Выбрать главу

— Умерла бабушка, — тихо промолвил парень.

— Значит, пан Куница стал еще беднее? — произнес впопыхах жид, но сразу же опомнился. — О, зухен мей! Это ужасное известие! Как жаль… Мои соболезнования, господин казак. Аглая Лукинична была такая достойная женщина. О, Ицхак помнит, что однажды приходил сюда за травами, когда ни теща, ни тетя Соня не смогли излечить мой прострел. И чтобы вы думали — помогло!.. Я еще три дня стонал, чтобы все оставили меня в покое, но спина уже совсем не болела. Как рукой сняло… И когда же это ужасное несчастье случилось?

— Ночью…

— О, зухен мей… Что я могу сказать на ваше горе, пан Куница… Кроме того, что все мы там будем, если доживем, конечно… Примите еще раз мои самые искренние соболезнования, господин казак.
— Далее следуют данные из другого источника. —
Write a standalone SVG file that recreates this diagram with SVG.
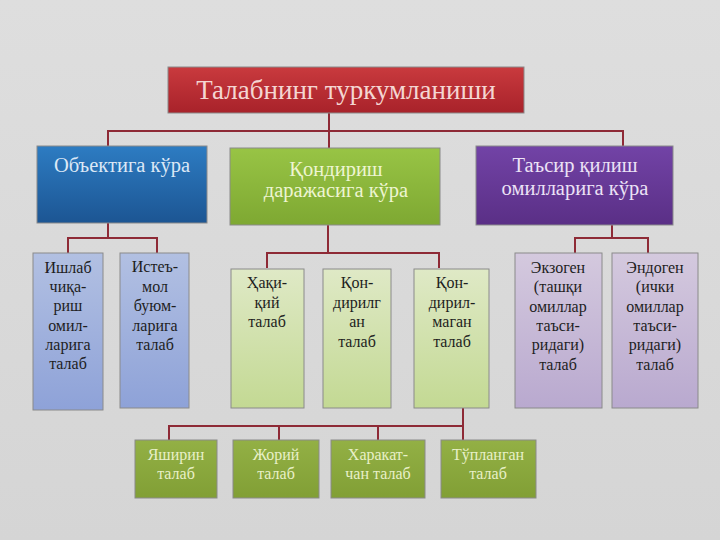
<svg xmlns="http://www.w3.org/2000/svg" width="720" height="540" viewBox="0 0 720 540">
<defs>
<linearGradient id="bg" x1="0" y1="0" x2="0" y2="1"><stop offset="0" stop-color="#dedede"/><stop offset="1" stop-color="#d5d5d5"/></linearGradient>
<linearGradient id="gRed" x1="0" y1="0" x2="0" y2="1"><stop offset="0" stop-color="#c93a3e"/><stop offset="1" stop-color="#a8222a"/></linearGradient>
<linearGradient id="gBlue" x1="0" y1="0" x2="0" y2="1"><stop offset="0" stop-color="#2d7cc2"/><stop offset="1" stop-color="#1c5593"/></linearGradient>
<linearGradient id="gGreen" x1="0" y1="0" x2="0" y2="1"><stop offset="0" stop-color="#98c445"/><stop offset="1" stop-color="#7ea832"/></linearGradient>
<linearGradient id="gPurple" x1="0" y1="0" x2="0" y2="1"><stop offset="0" stop-color="#7243a6"/><stop offset="1" stop-color="#5a2f86"/></linearGradient>
<linearGradient id="lBlue" x1="0" y1="0" x2="0" y2="1"><stop offset="0" stop-color="#b2c0e2"/><stop offset="1" stop-color="#8ea2d8"/></linearGradient>
<linearGradient id="lGreen" x1="0" y1="0" x2="0" y2="1"><stop offset="0" stop-color="#dfe9c6"/><stop offset="1" stop-color="#c3d993"/></linearGradient>
<linearGradient id="lPurple" x1="0" y1="0" x2="0" y2="1"><stop offset="0" stop-color="#d4c9de"/><stop offset="1" stop-color="#b9a9cf"/></linearGradient>
<linearGradient id="bGreen" x1="0" y1="0" x2="0" y2="1"><stop offset="0" stop-color="#93b045"/><stop offset="1" stop-color="#819f35"/></linearGradient>
</defs>
<style>
.box{stroke:#8a8a8a;stroke-width:1}
.hdr{font-family:"Liberation Serif","DejaVu Serif",serif;font-size:20.5px;text-anchor:middle}
.leaf{font-family:"Liberation Serif","DejaVu Serif",serif;font-size:16px;fill:#1e1e1e;text-anchor:middle}
.bot{font-family:"Liberation Serif","DejaVu Serif",serif;font-size:16px;fill:#e8f0c8;text-anchor:middle}
.con{fill:none;stroke:#8e2a36;stroke-width:2}
</style>
<rect width="720" height="540" fill="url(#bg)"/>

<g id="connectors">
<path class="con" d="M329 113V148M108 146V131H623V146"/>
<path class="con" d="M108 223V238M68 253V238H157V253"/>
<path class="con" d="M328 225V253M267 268V253H439V268"/>
<path class="con" d="M612 225V238M575 253V238H648V253"/>
<path class="con" d="M463 408V440M169 440V426H463M279 426V440M378 426V440"/>
</g>

<g id="title">
<rect class="box" x="168" y="67" width="356" height="46" fill="url(#gRed)"/>
<text x="346" y="99" class="hdr" font-size="27" fill="#f4d6d2" style="font-size:27px">Талабнинг туркумланиши</text>
</g>

<g id="cat-object">
<rect class="box" x="37" y="146" width="170" height="77" fill="url(#gBlue)"/>
<text x="122" y="172" class="hdr" fill="#dce8f6">Объектига кўра</text>
</g>
<g id="cat-level">
<rect class="box" x="230" y="148" width="210" height="77" fill="url(#gGreen)"/>
<text x="336" y="176" class="hdr" fill="#eef5d2">Қондириш</text>
<text x="336" y="197" class="hdr" fill="#eef5d2">даражасига кўра</text>
</g>
<g id="cat-factors">
<rect class="box" x="476" y="146" width="197" height="79" fill="url(#gPurple)"/>
<text x="575" y="172" class="hdr" fill="#ece2f6">Таъсир қилиш</text>
<text x="575" y="195" class="hdr" fill="#ece2f6">омилларига кўра</text>
</g>

<g id="leaf-production">
<rect class="box" x="33" y="253" width="70" height="157" fill="url(#lBlue)"/>
<text class="leaf" x="68"><tspan x="68" y="273">Ишлаб</tspan><tspan x="68" y="292">чиқа-</tspan><tspan x="68" y="311">риш</tspan><tspan x="68" y="331">омил-</tspan><tspan x="68" y="350">ларига</tspan><tspan x="68" y="369">талаб</tspan></text>
</g>
<g id="leaf-consumer">
<rect class="box" x="120" y="253" width="69" height="155" fill="url(#lBlue)"/>
<text class="leaf" x="155"><tspan x="155" y="272">Истеъ-</tspan><tspan x="155" y="292">мол</tspan><tspan x="155" y="311">буюм-</tspan><tspan x="155" y="331">ларига</tspan><tspan x="155" y="350">талаб</tspan></text>
</g>

<g id="leaf-real">
<rect class="box" x="231" y="269" width="73" height="139" fill="url(#lGreen)"/>
<text class="leaf" x="267"><tspan x="267" y="288">Ҳақи-</tspan><tspan x="267" y="308">қий</tspan><tspan x="267" y="327">талаб</tspan></text>
</g>
<g id="leaf-satisfied">
<rect class="box" x="323" y="269" width="68" height="139" fill="url(#lGreen)"/>
<text class="leaf" x="357"><tspan x="357" y="288">Қон-</tspan><tspan x="357" y="308">дирилг</tspan><tspan x="357" y="327">ан</tspan><tspan x="357" y="347">талаб</tspan></text>
</g>
<g id="leaf-unsatisfied">
<rect class="box" x="414" y="269" width="75" height="139" fill="url(#lGreen)"/>
<text class="leaf" x="452"><tspan x="452" y="288">Қон-</tspan><tspan x="452" y="308">дирил-</tspan><tspan x="452" y="327">маган</tspan><tspan x="452" y="347">талаб</tspan></text>
</g>

<g id="leaf-exogenous">
<rect class="box" x="515" y="253" width="87" height="155" fill="url(#lPurple)"/>
<text class="leaf" x="558"><tspan x="558" y="273">Экзоген</tspan><tspan x="558" y="292">(ташқи</tspan><tspan x="558" y="312">омиллар</tspan><tspan x="558" y="331">таъси-</tspan><tspan x="558" y="350">ридаги)</tspan><tspan x="558" y="370">талаб</tspan></text>
</g>
<g id="leaf-endogenous">
<rect class="box" x="612" y="253" width="86" height="155" fill="url(#lPurple)"/>
<text class="leaf" x="655"><tspan x="655" y="273">Эндоген</tspan><tspan x="655" y="292">(ички</tspan><tspan x="655" y="312">омиллар</tspan><tspan x="655" y="331">таъси-</tspan><tspan x="655" y="350">ридаги)</tspan><tspan x="655" y="370">талаб</tspan></text>
</g>

<g id="bot-hidden">
<rect class="box" x="135" y="440" width="82" height="58" fill="url(#bGreen)"/>
<text class="bot"><tspan x="176" y="460">Яширин</tspan><tspan x="176" y="479">талаб</tspan></text>
</g>
<g id="bot-current">
<rect class="box" x="233" y="440" width="86" height="58" fill="url(#bGreen)"/>
<text class="bot"><tspan x="276" y="460">Жорий</tspan><tspan x="276" y="479">талаб</tspan></text>
</g>
<g id="bot-mobile">
<rect class="box" x="331" y="440" width="94" height="58" fill="url(#bGreen)"/>
<text class="bot"><tspan x="378" y="460">Харакат-</tspan><tspan x="378" y="479">чан талаб</tspan></text>
</g>
<g id="bot-accumulated">
<rect class="box" x="441" y="440" width="95" height="58" fill="url(#bGreen)"/>
<text class="bot"><tspan x="488" y="460">Тўпланган</tspan><tspan x="488" y="479">талаб</tspan></text>
</g>
</svg>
Да, достойнейшая женщина была ваша бабушка, уж поверьте старому еврею. И вы опять-таки правы — когда в доме от живых ждут последнего долга мертвые, вспоминать о шалопутных девицах не пристало. Но, мы обязательно вернемся к нашему неоконченному разговору, после похорон. Обязательно вернемся… Вот только… Раз я все равно уже здесь, может, вы таки вернете мне одежду Ребекки? У бедной девочки не так много шелковых рубашек…
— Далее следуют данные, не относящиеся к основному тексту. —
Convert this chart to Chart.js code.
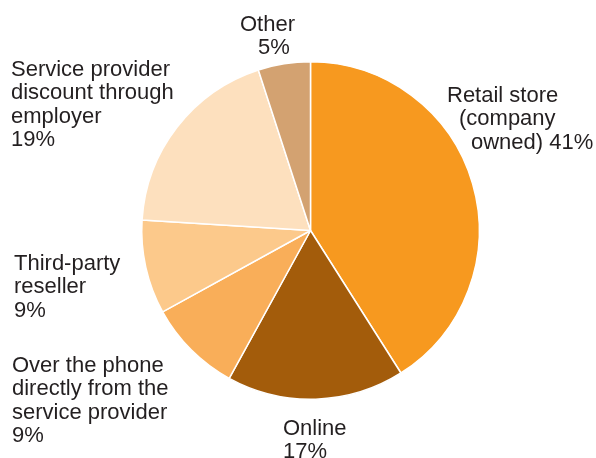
<!DOCTYPE html>
<html>
<head>
<meta charset="utf-8">
<script src="https://cdn.jsdelivr.net/npm/chart.js@4"></script>
<style>
  html, body { margin: 0; padding: 0; background: #fff; }
  #wrap { width: 596px; height: 458px; }
</style>
</head>
<body>
<div id="wrap"><canvas id="graficaCanales"></canvas></div>
<script>
// Canales de compra (porcentaje)
var categorias = ['Retail store (company owned)', 'Online', 'Over the phone directly from the service provider',
  'Third-party reseller', 'Service provider discount through employer', 'Other'];
var valores = [41, 17, 9, 9, 19, 5];
var colores = ['#F7991F', '#A35C0B', '#F9AE59', '#FCC98B', '#FDE0BE', '#D3A271'];

// texto de cada etiqueta, {v} = porcentaje
var lineasEtiqueta = [
  ['Retail store', '(company', 'owned) {v}'],
  ['Online', '{v}'],
  ['Over the phone', 'directly from the', 'service provider', '{v}'],
  ['Third-party', 'reseller', '{v}'],
  ['Service provider', 'discount through', 'employer', '{v}'],
  ['Other', '{v}']
];
// posición (x de cada línea, y de la primera línea)
var posEtiqueta = [
  { x: [447, 459, 471], y: 96 },
  { x: [283, 283], y: 429 },
  { x: [12, 12, 12, 12], y: 366 },
  { x: [14, 14, 14], y: 264 },
  { x: [11, 11, 11, 11], y: 70 },
  { x: [240, 258], y: 25 }
];
var altoLinea = 23.4;

var etiquetas = {
  id: 'etiquetas',
  afterDraw: function (chart) {
    var ctx = chart.ctx;
    ctx.save();
    ctx.font = '22px "Liberation Sans", Arial, sans-serif';
    ctx.fillStyle = '#231F20';
    ctx.textBaseline = 'middle';
    ctx.textAlign = 'left';
    lineasEtiqueta.forEach(function (lineas, i) {
      lineas.forEach(function (l, j) {
        var t = l.replace('{v}', valores[i] + '%');
        ctx.fillText(t, posEtiqueta[i].x[j], posEtiqueta[i].y + j * altoLinea);
      });
    });
    ctx.restore();
  }
};

var grafica = new Chart(document.getElementById('graficaCanales').getContext('2d'), {
  type: 'pie',
  data: {
    labels: categorias,
    datasets: [{
      data: valores,
      backgroundColor: colores,
      borderColor: '#ffffff',
      borderWidth: 1.5
    }]
  },
  options: {
    responsive: true,
    maintainAspectRatio: false,
    animation: false,
    layout: { padding: { top: 61, bottom: 58, left: 141, right: 116 } },
    plugins: {
      legend: { display: false },
      tooltip: { enabled: false }
    }
  },
  plugins: [etiquetas]
});
</script>
</body>
</html>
— Простите, дядька Ицхак, — чертыхнулся мысленно Тарас. — Я уже пытался объяснить вам: у меня нет ее одежды. Наверное, рубашка осталась в лесу, когда Ривка убежала, а я бросился ее догонять… Хотя, если это так важно, можно будет потом сходить поискать. Я помню место, где мы… расстались.

— О-хо-хо… — тяжело вздохнул корчмарь. — Так я и знал, что ни к чему хорошему все эти ночные гулянья не доведут. Особенно — в ночь накануне Ивана Купалы… Разве ж может на что путное рассчитывать дочь племени израилевого от какого-то христианского святого, совершенно бесцеремонно перенявшего привычки языческого божества? И ведь говорил же дурехе: одевайся во что-нибудь старенькое, чего не жалко. Це-це-це… потерять такую дорогую вещь! Разве нельзя было сложить всю одежду вместе, чтобы потом не искать каждую часть по отдельности? Эх, молодежь, молодежь… Ничего святого у них нет, ничто не ценят… А ведь почти новая сорочка была… — и укоризненно покачивая головой, из-за чего его длинные, завитые пейсы тряслись, словно козлиная бородка, Ицхак стал неловко спускаться с крутого пригорка.

Куница провел взглядом нескладную, согбенную фигуру в длиннополом, развевающемся на ходу лапсердаке, потом бросил взгляд на прикрытую дверь хаты и устало присел на пороге. Ему вдруг стало очень тоскливо и сиро. Ощущение одиночества накатило так остро, что юноша едва не расплакался.

При жизни — обычная, как и десятки других сельских старух — немного ворчливая, излишне суетливая, неугомонно снующая по хозяйству баба Аглая, умерев: оказалась совсем другой. И от посвящения в эту горькую тайну, Тарас почувствовал себя не только осиротевшим, но и чужим в родном доме. Заходить обратно не было никакого желания. Тяжело и уныло вздохнув, уже в который раз за это утро, парень поднялся и поплелся к дому сельского священника.

* * *

Поскольку изначально Михайловка строилась только на западном склоне холма — пологом, плавно сбегавшем к реке, то под церковь община углубила и расчистила опушку леса, подступавшего к северной окраине села. Оставив рядом с постройкой лишь несколько старых лип и парочку дубов. Рука у лесорубов не поднялась искоренить столетнюю красоту. Заодно и погост, по обычаю заложенный позади храма, под сенью деревьев получился тихий, да благостный.

Избу сельскому священнику тоже срубили рядом с церковью, на пригорке. Но, так как нынешний Михайловский поп, отец Василий, при такой немногочисленной пастве, кормился не столько с трудов духовного наставника, сколько с умелых рук единственного на всю округу горшечника, то большую часть времени, вместе с двумя сыновьями, батюшка проводил под навесом, у гончарного круга.

Там его Тарас и застал.

— Слава Иисусу Христу, святой отче, — поздоровался вежливо парень, заходя во двор.

Остриженный под горшок, крепкий, широкоплечий моложавый мужчина в, надетом на голое тело, кожаном фартуке, напевающий в такт работе, что-то даже отдаленно не напоминающее церковные псалмы, мало походил на настоятеля прихода. А оба его голопузых пацана, старательно месивших глину, и соответственно — изгваздавшиеся в ней с ног до головы, вообще напоминали парочку бесхвостых бесенят.